Today is when we start facing our anxieties, facing our fears, and facing the conversations that always have a good excuse to kick down the road. As a word of assurance, there’s no reason to panic.
But we might have a holy scare. That holy scare, and the fear we might face, isn’t a sign of God’s abandonment; it’s a sign that God is already on the mountaintop, ready to bring radiant light into our lives and this community. Our fear, or worry, or fright might be a sign that Jesus is walking toward us, reaching out his arms, saying “Get up and do not be afraid.”
So… like the disciples, we have a decision to make.
When Jesus scares us, or when we feel the fear of a world that is changing, we can decide one of two things. Neither is more “right” than the other, and both require discernment:
We can decide to stay where we are, and choose to dwell on the mountaintop. This might mean deciding to accept the status quo, and accept that we have fulfilled our callings as disciples.
Or, we can listen to God’s command to get up, do not be afraid, and take steps forward.
If we decide to get up, and if we decide to push through fear, we will enter into a new season of discipleship that may or may not bear resemblance to today. If we decide to get up, and bravely step through fear, we will have to recognize that what we value isn’t necessarily what we can or will support. We’ll do some soul-searching and figure out the differences between living as a worshipping community, and governing a church institution. And we’ll ask these questions not figure out our answers to God’s questions, but to figure out God’s answers to our questions.

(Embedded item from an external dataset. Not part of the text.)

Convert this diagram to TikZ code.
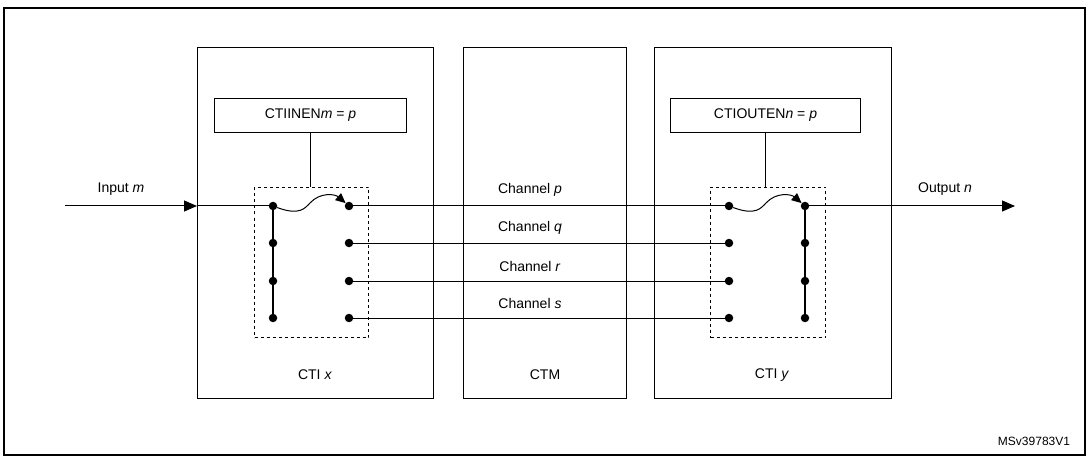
\documentclass[tikz,border=0pt]{standalone}
\usepackage{fontspec}
\setmainfont{Liberation Sans}
\usetikzlibrary{arrows.meta}
\begin{document}
\begin{tikzpicture}[x=1pt,y=-1pt,
  box/.style={draw,line width=1pt},
  dot/.style={circle,fill,inner sep=0pt,minimum size=8.5pt},
  lbl/.style={font=\fontsize{14}{16}\selectfont,inner sep=0pt},
  ln/.style={line width=1pt},
  arr/.style={ln,-{Triangle[length=13pt,width=11pt]}}]
\useasboundingbox (0,0) rectangle (1089,457);
\draw[line width=1.5pt] (4,8) rectangle (1085,455);
\node[box,minimum width=236pt,minimum height=351pt,anchor=north west] (ctix) at (197,47) {};
\node[box,minimum width=163pt,minimum height=351pt,anchor=north west] (ctm) at (463,47) {};
\node[box,minimum width=237pt,minimum height=351pt,anchor=north west] (ctiy) at (654,47) {};
\node[box,minimum width=192pt,minimum height=34pt,anchor=north west,lbl] (inen) at (214,98) {CTIINEN\textit{m} = \textit{p}};
\node[box,minimum width=190pt,minimum height=34pt,anchor=north west,lbl] (outen) at (670,98) {CTIOUTEN\textit{n} = \textit{p}};
\node[draw,dashed,ln,minimum width=114pt,minimum height=150pt,anchor=north west] (dl) at (254,187) {};
\node[draw,dashed,ln,minimum width=115pt,minimum height=150pt,anchor=north west] (dr) at (710,187) {};
\draw[ln] (inen.south) -- (inen.south |- dl.north);
\draw[ln] (outen.south) -- (outen.south |- dr.north);
\foreach \i/\y in {1/206,2/243,3/281,4/318}{
  \node[dot] (a\i) at (273,\y) {};
  \node[dot] (b\i) at (349,\y) {};
  \node[dot] (c\i) at (729,\y) {};
  \node[dot] (d\i) at (805,\y) {};
}
\draw[line width=1.5pt] (a1.center) -- (a4.center);
\draw[line width=1.5pt] (d1.center) -- (d4.center);
\coordinate (in) at (65,206);
\coordinate (out) at (1015,206);
\draw[arr] (in) -- (ctix.west |- in);
\draw[ln] (ctix.west |- in) -- (a1);
\draw[arr] (d1) -- (out);
\draw[ln] (b1) -- (c1);
\foreach \i in {2,3,4}{\draw[ln] (b\i) -- (c\i);}
\draw[ln,-{Triangle[length=10pt,width=9pt]}] (a1) .. controls (300,216) and (305,208) .. (310,203) .. controls (320,192) and (335,194) .. (b1);
\draw[ln,-{Triangle[length=10pt,width=9pt]}] (c1) .. controls (756,216) and (761,208) .. (766,203) .. controls (776,192) and (791,194) .. (d1);
\node[lbl] (tin) at (121,189) {Input \textit{m}};
\node[lbl] (tout) at (945,189) {Output \textit{n}};
\node[lbl] (cp) at (530,190) {Channel \textit{p}};
\node[lbl] (cq) at (530,228) {Channel \textit{q}};
\node[lbl] (cr) at (530,266) {Channel \textit{r}};
\node[lbl] (cs) at (530,303) {Channel \textit{s}};
\node[lbl] (lx) at (315,375) {CTI \textit{x}};
\node[lbl] (lm) at (545,375) {CTM};
\node[lbl] (ly) at (772,375) {CTI \textit{y}};
\node[lbl,font=\fontsize{12}{14}\selectfont] (id) at (1034,441) {MSv39783V1};
\end{tikzpicture}
\end{document}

And fortunately, if we get up and move through fear, Jesus extends a hand to help us. That is the hand we’ll hold on the days we’re bone-tired and a little anxious. And that is the hand Jesus gives to every single person in this church, helping every one of us become the leaders we need to be.
We shouldn’t underestimate that hand. Jesus is extending the very hand that performed miracles, broke bread, and touched lepers. He’s asking us to get up and extending the hand that was willing to be pierced for the sake of new life. It’s the hand that reached out from the tomb, restored of the power of the resurrection, which went and touched his scared, fearful, and grieving disciples.
The Transfiguration isn’t a rebuke of fear. It’s an embrace of it — an embrace that calls us to live in a fundamentally different way. When we talk about finances and ministries and programs, we do so knowing that this embrace of fear leads to new, Transfigured, resurrected life: for us, for this church, and for all of God’s world.